Tumpukan sampah di TPA Suwung.
DENPASAR – baliprawara.com
Bali sebagai tujuan wisata favorit baik domestik maupun mancanegara, sangat dikenal dengan budayanya yang unik. Tak hanya itu, Bali juga dikenal dengan keindahan alamnya, pemandangan gunung, pantai yang indah, serta sawah terasering yang menawan.
Namun di tengah gemerlap pariwisata Bali yang terus bertumbuh, ada permasalahan krusial yang dihadapi Bali. Salah satunya adalah permasalahan sampah.
Kondisi sampah yang belum tertangani dengan baik, menjadikan Bali semakin darurat sampah. Bahkan ada yang mengatakan Bali akan kiamat akibat sampah.
Terkait hal itu, pemerintah provinsi Bali, telah mengambil berbagai upaya untuk bisa mengatasi permasalahan sampah ini. Dengan berbagai kebijakan yang dikeluarkan, termasuk sosialisasi yang terus dilakukan. Namun, sejumlah kebijakan solutif yang dikeluarkan, ternyata belum sepenuhnya diterapkan oleh masyarakat.
Justru masyarakat semakin menjadi-jadi. Aturan demi aturan yang dikeluarkan pemerintah, masih saja dilanggar. Masyarakat masih abai terhadap kebersihan lingkungan nya. Banyak masyarakat yang dengan sengaja, membuang sampah rumah tangga mereka ke sungai, maupun saluran air lain. Tempat kosong yang sudah dipasang spanduk larangan pun tak luput dijadikan tempat pembuangan sampah.
Untuk mewujudkan Bali bebas sampah plastik sekali pakai, sudah dilakukan upaya dan program berupa pembatasan penggunaan plastik sekali pakai, yang diatur ke dalam Peraturan Gubernur Bali Nomor 97 pada tahun 2018. Selain itu juga diterapkan pengelolaan sampah berbasis sumber yang diatur dalam Peraturan Gubernur Bali Nomor 47 Tahun 2019. Pergub ini menekankan kepada 636 desa, 80 kelurahan dan 1500 desa adat untuk mensosialisasikan kepada warganya agar aktif membangun desa dan wilayahnya dengan melakukan pemilahan sampah sesuai jenisnya, selain mereka juga harus bertanggung jawab pada sampah yang mereka buat.

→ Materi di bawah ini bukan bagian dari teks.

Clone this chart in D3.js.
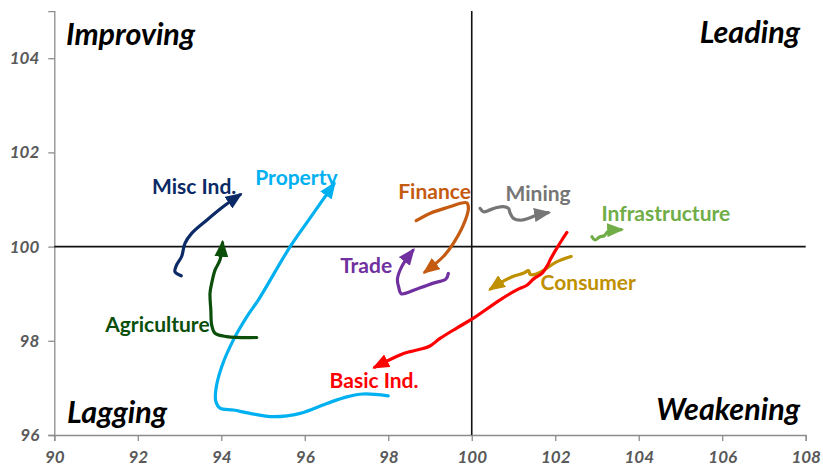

Selain dua peraturan di atas yang mengikat untuk bertanggung jawab terhadap sampah yang dihasilkan, Pemerintah Provinsi Bali juga melakukan upaya perlindungan terhadap danau, mata air, sungai dan laut yang diatur ke dalam Peraturan Gubernur Bali Nomor 24 Tahun 2020.
Untuk mempercepat pencapaian Bali Bersih Sampah, Gubernur Bali memberlakukan Surat Edaran Gubernur Bali Nomor 09 Tahun 2025 tentang Gerakan Bali Bersih Sampah, dengan pertimbangan kewajiban melestarikan ekosistem alam, manusia dan kebudayaan Bali, Bali merupakan destinasi utama pariwisata dunia dan pengelolaan sampah di Provinsi Bali belum berjalan dengan optimal.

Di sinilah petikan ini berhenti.